Firstly the median. In both of the cases above the middle value is the median, and the fact that the lists are not in order makes precisely 0 difference. Now I can hear the arguments already, "yes but these are very contrived data-sets", "yes but that won't work a lot of the time" and I understand where they are coming from. But the point is, as a competent mathematician I get that in these cases there is no need to order. If our goal is to produce competent mathematicians in our pupils, to have pupils that understand these concepts properly, then surely they should understand this as well? And it can't be blamed on my education beyond GCSE - I did precisely no study of statistics beyond GCSE. I had choices for my modules at A-Level and so did all Core and Mechanics, and then my Degree was all in either pure maths or maths modules that linked to classical mechanics and physics. There was no statistics content at all.

A possible solution to this is to re-define the median as something like "the value in the middle position of a data set if all positions below are numerically smaller and all positions above are numerically bigger". Honestly though this definition seems overly convoluted for such a simple concept. There are plenty of times when re-ordering the list is the best strategy, even if it wouldn't be completely necessary (for example 3, 2, 1, 8, 6 only requires the switching of the first and third digit). The point I think is that pupils need to understand what the ordering is trying to achieve, and are shown explicit examples of when this isn't necessary. The ordering of the list can then be treated as a 'Method of Last Resort', something you do when the median is not already in the correct position or very close to the correct position.

Now questions 3 and 4 on the mean. Again as a competent mathematician I understand that I don't need to find the totals in these questions. In the first I can see that 7 and 13 are equally spaced from 10, as are 9 and 11, so these differences are going to even out and make the mean 10. Interestingly, I am not sure I would make the same argument if the list was 13, 9, 11, 10, 7 - I think if presented with this list I would begin to total it and then probably see that the 13 and 7 will combine nicely along with the 9 and 11. In question 4 I can see that I only need to total the 6, 4, 8, 7, and 8 and then find the mean of these 5 numbers before just adding the mean to 100 (to be fair this is something I came across when teaching myself the MEI S1 and S2 units so I could teach my Further Maths A-Level groups - it is called linear coding). Whilst this might mean we could choose to avoid highlighting this particular property of mean at GCSE (although I can't see a good argument for doing so really) it still illustrates that there are other ways of calculating the mean. Again we could solve this by re-defining what we mean by "mean" to better capture the 'evening out' idea, but this would see to again be a bit of overkill. I think the point here is that we should aim to secure understanding of mean to the point where pupils are able to identify whether the total needs to be found or not - totalling becomes a method of last resort to be used if other more efficient methods are not easily identifiable.

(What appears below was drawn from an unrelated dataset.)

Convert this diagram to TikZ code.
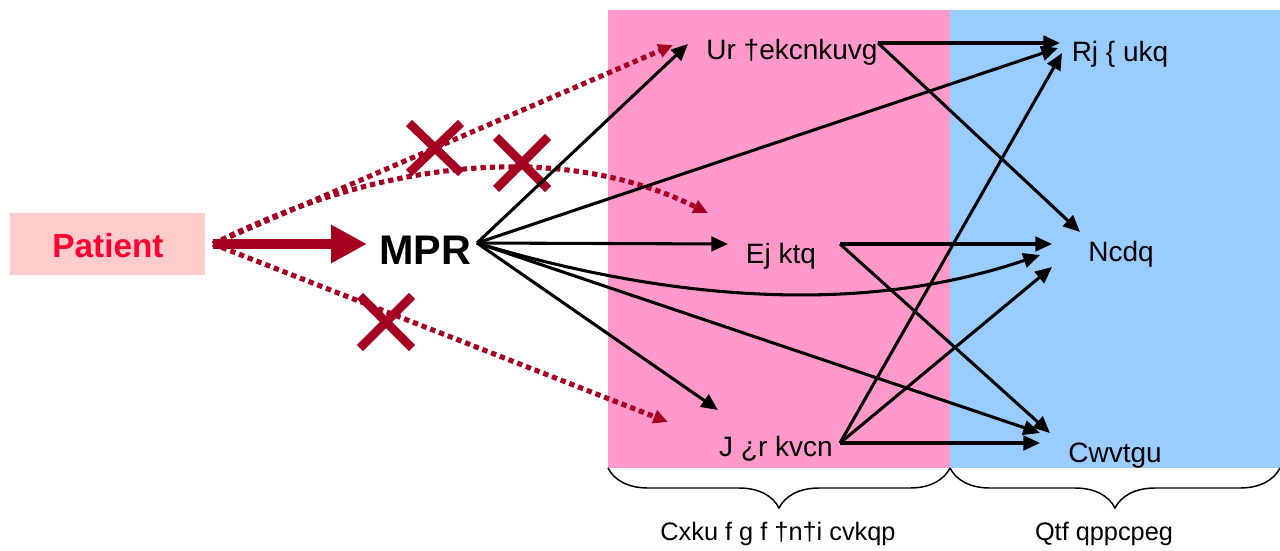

As I have been writing this blog, this has highlighted to me what appears to be a subtle difference between the ideas of median and mean and the accepted process for finding them. The idea of median is this idea of centrality, and an accepted process for finding it is ordering. The idea of mean is the idea of evening out the distribution, and totalling then dividing is one way of accomplishing this. I need to consider more what this means for my teaching practice. In the meantime what I will say is that I definitely think we need to be trying to secure the understanding necessary in pupils so that they can discriminate between times when the accepted process is the best, and when it isn't

For those that may not have followed this blog sequence from when I started it following my session at mathsconf, I will reiterate what I have said before - I am not saying whether you should lead with this, or lead with the standard approach before pointing out these special cases. That judgement needs to be made for classes by the teachers that work with them week in and week out. What I am saying is that I passionately believe that our pupils deserve to see these sorts of examples at some point rather than not at all. If we are truly going to teach to develop understanding in our pupils then we need to include this as part of the understanding of median and mean.